I’m not generally a horror movie fan,
since I spook so easily. The Wicked Witch scared me so much as a kid that I
never watched The Wizard of Oz again.
After seeing The Exorcist as a
teenager, I checked under my bed every
night to make sure a possessed Linda Blair wasn’t hiding there. So it was with
great trepidation that I pursued my morbid curiosity about a unique new horror
flick making its premiere not in a theater or online, but on your iPad: Haunting
Melissa.
“I wanted to tell a ghost story in a different way because
of the way technology was moving,” said movie producer Neal Edelstein, whose past work includes The Ring and Mulholland Drive. “I come from making movies, I love movies, I love
the cinema and storytelling in general,” he told Fox 411. “But I wanted to reinvent the way stories are told and
consumed.” He wanted to bring a ghost story to tablets and mobile devices, but
“it wasn't really until I saw [the iPad] that I went, ‘OK this is it ...
now I can do it.’”
Toward that end,
Edelstein created Hooked Digital Media and invited his writer friend Andrew Klavan to collaborate on Haunting Melissa, a movie for an Apple-only app – the first of its kind – that delivers the
story to your device in fragments at unpredictable times.

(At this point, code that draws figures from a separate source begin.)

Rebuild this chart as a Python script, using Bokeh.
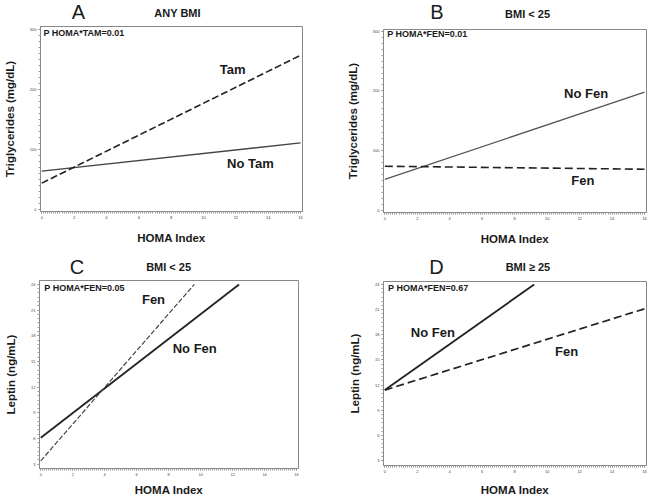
from bokeh.plotting import figure
from bokeh.layouts import column, row
from bokeh.models import Label, FixedTicker, Range1d
from bokeh.embed import file_html
from bokeh.resources import INLINE

# ---- data ----
homa_ticks = [0, 2, 4, 6, 8, 10, 12, 14, 16]
tg_ticks = [0, 100, 200, 300]
lep_ticks = [3, 6, 9, 12, 15, 18, 21, 24]

# Panel A: any BMI, triglycerides
a_tam_x = [0, 16]
a_tam_y = [44, 257]
a_notam_x = [0, 16]
a_notam_y = [64, 111]

# Panel B: BMI < 25, triglycerides
b_nofen_x = [0, 16]
b_nofen_y = [52, 198]
b_fen_x = [0, 16]
b_fen_y = [74, 69]

# Panel C: BMI < 25, leptin
c_nofen_x = [0, 12.4]
c_nofen_y = [6.1, 24]
c_fen_x = [0, 9.6]
c_fen_y = [3.4, 24]

# Panel D: BMI >= 25, leptin
d_nofen_x = [0, 9.2]
d_nofen_y = [11.4, 24]
d_fen_x = [0, 16]
d_fen_y = [11.4, 21.1]

FONT = "Liberation Sans"
TXT = "#1a1a1a"


def make_fig(w, h, bl, br, bt, bb, yr, yticks, ylabel, yminor, xstand):
    p = figure(width=w, height=h, output_backend="svg", toolbar_location=None,
               x_range=Range1d(-0.08, 16.12), y_range=Range1d(*yr),
               min_border_left=bl, min_border_right=br,
               min_border_top=bt, min_border_bottom=bb)
    p.grid.visible = False
    p.outline_line_color = "#888888"
    p.outline_line_width = 1
    p.background_fill_color = "white"
    p.border_fill_color = "white"
    p.xaxis.ticker = FixedTicker(ticks=homa_ticks,
                                 minor_ticks=[i * 0.125 for i in range(0, 129)])
    p.yaxis.ticker = FixedTicker(ticks=yticks, minor_ticks=yminor)
    for ax in (p.xaxis[0], p.yaxis[0]):
        ax.axis_line_color = "#888888"
        ax.major_tick_line_color = "#888888"
        ax.minor_tick_line_color = "#999999"
        ax.major_tick_in = 0
        ax.major_tick_out = 2
        ax.minor_tick_in = 0
        ax.minor_tick_out = 2
        ax.major_label_text_font_size = "4px"
        ax.major_label_text_color = "#444444"
        ax.major_label_text_font = FONT
        ax.major_label_standoff = 2
        ax.axis_label_text_font = FONT
        ax.axis_label_text_font_style = "bold"
        ax.axis_label_text_font_size = "11.5px"
        ax.axis_label_text_color = TXT
    p.xaxis.axis_label = "HOMA Index"
    p.yaxis.axis_label = ylabel
    p.yaxis.axis_label_standoff = 11
    p.xaxis.axis_label_standoff = xstand
    return p


def make_header(w, h):
    p = figure(width=w, height=h, output_backend="svg", toolbar_location=None,
               x_range=Range1d(0, w), y_range=Range1d(0, h),
               x_axis_type=None, y_axis_type=None, title=None,
               min_border=0, min_border_left=0, min_border_right=0,
               min_border_top=0, min_border_bottom=0)
    p.grid.visible = False
    p.outline_line_color = None
    p.background_fill_color = "white"
    p.border_fill_color = "white"
    return p


def add_text(p, x, y, t, size, style="bold", align="center"):
    p.add_layout(Label(x=x, y=y, text=t, text_font=FONT, text_font_size=size,
                       text_font_style=style, text_color=TXT,
                       text_align=align, text_baseline="middle"))


tg_minor = list(range(0, 301, 10))
lep_minor = [3 + i * 0.5 for i in range(0, 43)]

# ---- headers ----
ha = make_header(325, 24)
add_text(ha, 47, 13, "A", "20px", style="normal")
add_text(ha, 170, 11.5, "ANY BMI", "11px")
hb = make_header(325, 24)
add_text(hb, 66, 12.5, "B", "20px", style="normal")
add_text(hb, 178, 11, "BMI < 25", "11px")
hc = make_header(325, 29)
add_text(hc, 47, 10, "C", "20px", style="normal")
add_text(hc, 162, 10, "BMI < 25", "11px")
hd = make_header(325, 29)
add_text(hd, 65.5, 10, "D", "20px", style="normal")
add_text(hd, 178.5, 10, "BMI \u2265 25", "11px")

# ---- Panel A ----
pa = make_fig(325, 223, 38, 23, 2, 36, (-3.3, 305), tg_ticks,
              "Triglycerides (mg/dL)", tg_minor, 10)
pa.line(a_notam_x, a_notam_y, line_color="#444444", line_width=1.3)
pa.line(a_tam_x, a_tam_y, line_color="#222222", line_width=1.6, line_dash="7 3")
add_text(pa, 0.1, 293.8, "P HOMA*TAM=0.01", "9px", align="left")
add_text(pa, 11.8, 234, "Tam", "13px")
add_text(pa, 12.9, 76, "No Tam", "13px")

# ---- Panel B ----
pb = make_fig(325, 223, 58, 4, 5, 35, (-3.4, 302.8), tg_ticks,
              "Triglycerides (mg/dL)", tg_minor, 10)
pb.line(b_nofen_x, b_nofen_y, line_color="#555555", line_width=1.3)
pb.line(b_fen_x, b_fen_y, line_color="#222222", line_width=1.6, line_dash="8 4")
add_text(pb, 0.15, 296, "P HOMA*FEN=0.01", "9px", align="left")
add_text(pb, 12.4, 196, "No Fen", "13px")
add_text(pb, 12.2, 50, "Fen", "13px")

# ---- Panel C ----
pc = make_fig(325, 222, 39, 27, 4, 27, (2.5, 24.46), lep_ticks,
              "Leptin (ng/mL)", lep_minor, 5)
pc.line(c_nofen_x, c_nofen_y, line_color="#222222", line_width=1.8)
pc.line(c_fen_x, c_fen_y, line_color="#444444", line_width=1.2, line_dash="5 2")
add_text(pc, 0.22, 23.6, "P HOMA*FEN=0.05", "9px", align="left")
add_text(pc, 7.05, 22.2, "Fen", "13px")
add_text(pc, 9.63, 16.5, "No Fen", "13px")

# ---- Panel D ----
pd_ = make_fig(325, 222, 58, 4, 5, 31, (2.41, 24.35), lep_ticks,
               "Leptin (ng/mL)", lep_minor, 8)
pd_.line(d_nofen_x, d_nofen_y, line_color="#222222", line_width=1.8)
pd_.line(d_fen_x, d_fen_y, line_color="#222222", line_width=1.7, line_dash="8 4")
add_text(pd_, 0.2, 23.6, "P HOMA*FEN=0.67", "9px", align="left")
add_text(pd_, 2.96, 18.3, "No Fen", "13px")
add_text(pd_, 11.2, 16.0, "Fen", "13px")

layout = column(row(column(ha, pa), column(hb, pb)),
                row(column(hc, pc), column(hd, pd_)))
open("out.html", "w").write(file_html(layout, INLINE))
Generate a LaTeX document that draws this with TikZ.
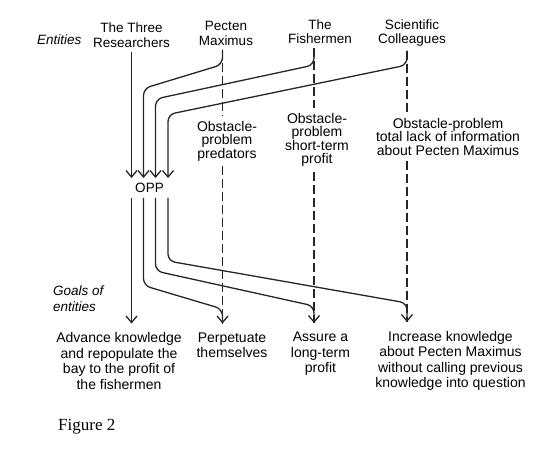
\documentclass[tikz,border=0pt]{standalone}
\usepackage{fontspec}
\setmainfont{Liberation Sans}
\newfontfamily\captionserif{Liberation Serif}
\usetikzlibrary{arrows.meta}
\tikzset{
    entity-box/.style = {align=center, inner sep=4pt, anchor=north, font=\fontsize{13.5}{14.5}\selectfont},
    obstacle-box/.style = {align=center, inner xsep=2pt, inner ysep=5pt, anchor=north, font=\fontsize{14}{13.5}\selectfont},
    goal-box/.style = {align=center, inner xsep=2pt, inner ysep=9pt, anchor=north, font=\fontsize{14}{15.5}\selectfont},
    side-label/.style = {align=left, inner sep=0pt, font=\fontsize{13.5}{15.5}\selectfont\itshape},
    solid-arrow/.style = {draw=black!85, line width=1.3pt, rounded corners=7pt, -{Straight Barb[length=6.5pt,width=11pt]}},
    dashed-line/.style = {draw=black!85, line width=1.2pt, dash pattern=on 9pt off 4pt},
}

\begin{document}
\begin{tikzpicture}[x=1pt,y=-1pt]
\path[use as bounding box, fill=white] (0,0) rectangle (543,454);

\node[side-label, anchor=base west] (entlab) at (37,45) {Entities};
\node[entity-box] (res) at (131.5,18.7) {The Three\\Researchers};
\node[entity-box] (pec) at (226,17.2) {Pecten\\Maximus};
\node[entity-box] (fish) at (320,15.2) {The\\Fishermen};
\node[entity-box] (sci) at (412,15.2) {Scientific\\Colleagues};

\node[inner xsep=2pt, inner ysep=5pt, font=\fontsize{13.5}{14.5}\selectfont] (opp) at (149.5,188) {OPP};

\node[obstacle-box] (obspec) at (227,116) {Obstacle-\\problem\\predators};
\node[obstacle-box] (obsfish) at (317,108) {Obstacle-\\problem\\short-term\\profit};
\node[obstacle-box] (obssci) at (448,113) {Obstacle-problem\\total lack of information\\about Pecten Maximus};

\node[side-label, anchor=north west] (goallab) at (53,285.8) {Goals of\\entities};
\node[goal-box] (goalres) at (119,323.5) {Advance knowledge\\and repopulate the\\bay to the profit of\\the fishermen};
\node[goal-box] (goalpec) at (232,323.5) {Perpetuate\\themselves};
\node[goal-box] (goalfish) at (320.5,323) {Assure a\\long-term\\profit};
\node[goal-box] (goalsci) at (450.5,322) {Increase knowledge\\about Pecten Maximus\\without calling previous\\knowledge into question};

\node[inner sep=0pt, anchor=base west, font=\fontsize{17}{20}\captionserif] (fig) at (58,430) {Figure 2};

\draw[dashed-line] ([xshift=-3.5pt]pec.south) -- ([xshift=-4.5pt]obspec.north);
\draw[dashed-line] ([xshift=-4.5pt]obspec.south) -- ([xshift=-9.5pt]goalpec.north);
\draw[dashed-line] ([xshift=-6pt]fish.south) -- ([xshift=-3pt]obsfish.north);
\draw[dashed-line] ([xshift=-3pt]obsfish.south) -- ([xshift=-6.5pt]goalfish.north);
\draw[dashed-line] ([xshift=-5pt]sci.south) -- ([xshift=-41pt]obssci.north);
\draw[dashed-line] ([xshift=-41pt]obssci.south) -- ([xshift=-43.5pt]goalsci.north);

\draw[solid-arrow] (res.south) -- ([xshift=-18pt]opp.north);
\draw[solid-arrow] ([xshift=-3.5pt]pec.south) -- (222.5,64.5) -- (143.5,88.5) -- ([xshift=-6pt]opp.north);
\draw[solid-arrow] ([xshift=-6pt]fish.south) -- (314,65) -- (155.5,99) -- ([xshift=6pt]opp.north);
\draw[solid-arrow] ([xshift=-5pt]sci.south) -- (407,65) -- (168,114.5) -- ([xshift=18.5pt]opp.north);

\draw[solid-arrow] ([xshift=-18pt]opp.south) -- ([xshift=12.5pt]goalres.north);
\draw[solid-arrow] ([xshift=-6pt]opp.south) -- (143.5,285.5) -- (222.5,309) -- ([xshift=-9.5pt]goalpec.north);
\draw[solid-arrow] ([xshift=6pt]opp.south) -- (155.5,271) -- (314,306) -- ([xshift=-6.5pt]goalfish.north);
\draw[solid-arrow] ([xshift=18.5pt]opp.south) -- (168,261) -- (407,303) -- ([xshift=-43.5pt]goalsci.north);
\end{tikzpicture}
\end{document}
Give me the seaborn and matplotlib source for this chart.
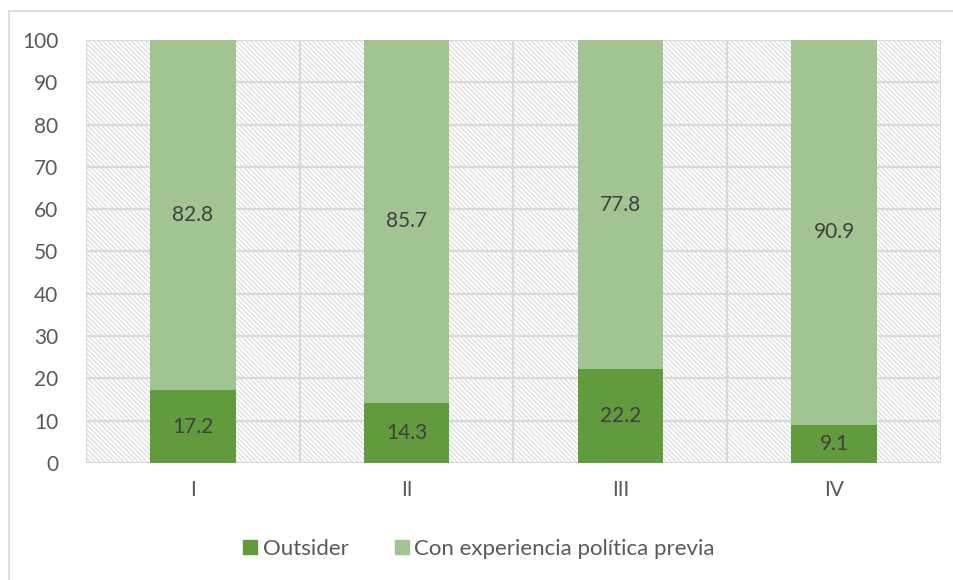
import matplotlib
matplotlib.use("Agg")
import matplotlib.pyplot as plt
import seaborn as sns
import pandas as pd
from matplotlib.patches import Rectangle
from matplotlib.lines import Line2D

categories = ["I", "II", "III", "IV"]
outsider = [17.2, 14.3, 22.2, 9.1]
experiencia = [82.8, 85.7, 77.8, 90.9]
series_names = ["Outsider", "Con experiencia política previa"]
yticks = [0, 10, 20, 30, 40, 50, 60, 70, 80, 90, 100]

dark = "#629a3e"
light = "#a2c493"
grid_c = "#d9d9d9"
text_c = "#595959"
label_c = "#404040"

sns.set_theme(style="white")
plt.rcParams["font.family"] = ["Lato", "DejaVu Sans"]
plt.rcParams["hatch.linewidth"] = 0.8
plt.rcParams["hatch.color"] = "#dadada"

df = pd.DataFrame({"cat": categories, "out": outsider, "exp": experiencia})
df["total"] = df["out"] + df["exp"]

fig = plt.figure(figsize=(9.54, 5.8), dpi=100)
ax = fig.add_axes([86/954, 1-463/580, (941-86)/954, (463-40)/580])

# hatched plot-area background
ax.add_patch(Rectangle((0, 0), 1, 1, transform=ax.transAxes, facecolor="white",
                       edgecolor="#dadada", hatch="\\" * 7, lw=0, zorder=0))

sns.barplot(data=df, x="cat", y="total", color=light, width=0.4, ax=ax,
            saturation=1, zorder=3, edgecolor="none")
sns.barplot(data=df, x="cat", y="out", color=dark, width=0.4, ax=ax,
            saturation=1, zorder=4, edgecolor="none")

fs = 15
for i, (o, e) in enumerate(zip(outsider, experiencia)):
    ax.text(i, o/2, f"{o:.1f}", ha="center", va="center", fontsize=fs, color=label_c, zorder=5)
    ax.text(i, o + e/2, f"{e:.1f}", ha="center", va="center", fontsize=fs, color=label_c, zorder=5)

ax.set_xlim(-0.5, 3.5)
ax.set_ylim(0, 100)
ax.set_yticks(yticks)
ax.set_yticklabels([str(t) for t in yticks])
ax.set_xticks(range(len(categories)))
ax.set_xticks([-0.5, 0.5, 1.5, 2.5, 3.5], minor=True)
ax.tick_params(axis="both", which="both", length=0, labelsize=fs, labelcolor=text_c)
ax.tick_params(axis="y", pad=20)
ax.tick_params(axis="x", pad=12)
ax.set_xlabel("")
ax.set_ylabel("")
ax.set_axisbelow(False)
ax.grid(axis="y", which="major", color=grid_c, lw=1.6, zorder=1)
ax.grid(axis="x", which="minor", color=grid_c, lw=1.6, zorder=1)
ax.grid(axis="x", which="major", visible=False)
for s in ax.spines.values():
    s.set_visible(False)
ax.set_facecolor("none")

handles = [Line2D([], [], marker="s", ls="none", markersize=9.5, color=dark),
           Line2D([], [], marker="s", ls="none", markersize=9.5, color=light)]
fig.legend(handles, series_names, loc="center", bbox_to_anchor=(0.5, 1-549/580),
           ncol=2, frameon=False, fontsize=16, labelcolor=text_c,
           handletextpad=0.05, columnspacing=1.9, handlelength=1.0)

fig.patches.append(Rectangle((9/954, -0.01), 1.0, 1-11/580+0.01, transform=fig.transFigure,
                             fill=False, edgecolor=grid_c, lw=1.2))

fig.savefig("out.png", dpi=100)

Edelstein added
another twist as well: “I invented this thing called ‘dynamic story elements’
which means if you go back and watch something it may change. I wanted to have
this story evolve and change, almost as if your device is haunted.”
Klavan’s
screenplay for Haunting Melissa
is about a young woman alone in an isolated farmhouse after her mother has
died, and her salesman father is away traveling. Melissa begins to hear voices
and see visions that she believes are messages from her dead mother. She soon
begins to wonder whether she is going insane – as her mother did before her.
Stephen King, who knows a thing or two about scary books,
has called Andrew Klaven “the most original American novelist of crime and suspense
since Cornell Woolrich” (a crime writer
who has been ranked behind only Dashiell
Hammett, Erle Stanley Gardner and Raymond Chandler).